I tried the worst-case strategy on all the past answers, starting from the first puzzle on June 19, 2021. This strategy will solve all except for 7 puzzles within the 6 allowed guesses, and will take an average of 4.3 guesses. It took about 5 minutes to evaluate the solver on these puzzles. I loaded the laundry machine while I waited.

Notes and Acknowledgements

I didn't do any of the reverse-engineering of Wordle, so thanks to Bertrand Fan, Owen Yin and Spencer Churchill for letting me stand on their shoulders.

Owen found that Wordle actually has all the answers encoded into its source code, so you can build a solver that will just output the answer in one guess if you were so inclined. Alternatively, you can use the entire solutions list to test your solver, or to train a solver that does better on the solution set than the dictionary set (overtraining). I chose to only use the past solutions for evalution, since I thought using future solutions was a little against the spirit of the challenge. Nevertheless, I include those solutions as part of the dataset I provide (link) for people who have different ideas.

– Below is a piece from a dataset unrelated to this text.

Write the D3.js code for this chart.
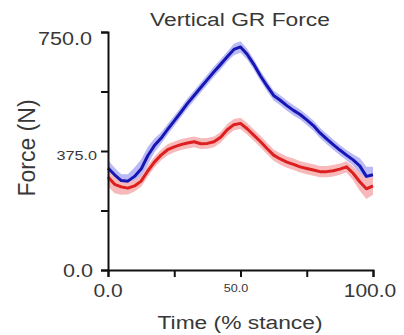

I am now using "serai" as my first guess. I built a program that could completely solve 100% of possible puzzles in normal mode with "serai" as the first word, with an average of 3.71 guesses per puzzle. Specifically, I built a decision tree. You can see that decision tree here. Reading it is pretty straight-forward: start with the root guess, then find the response from Wordle and enter the next guess in tree. The tree doesn't include any results of the form "GGGGG" because once you've achieved that result, you've won and there are no more decisions to be made.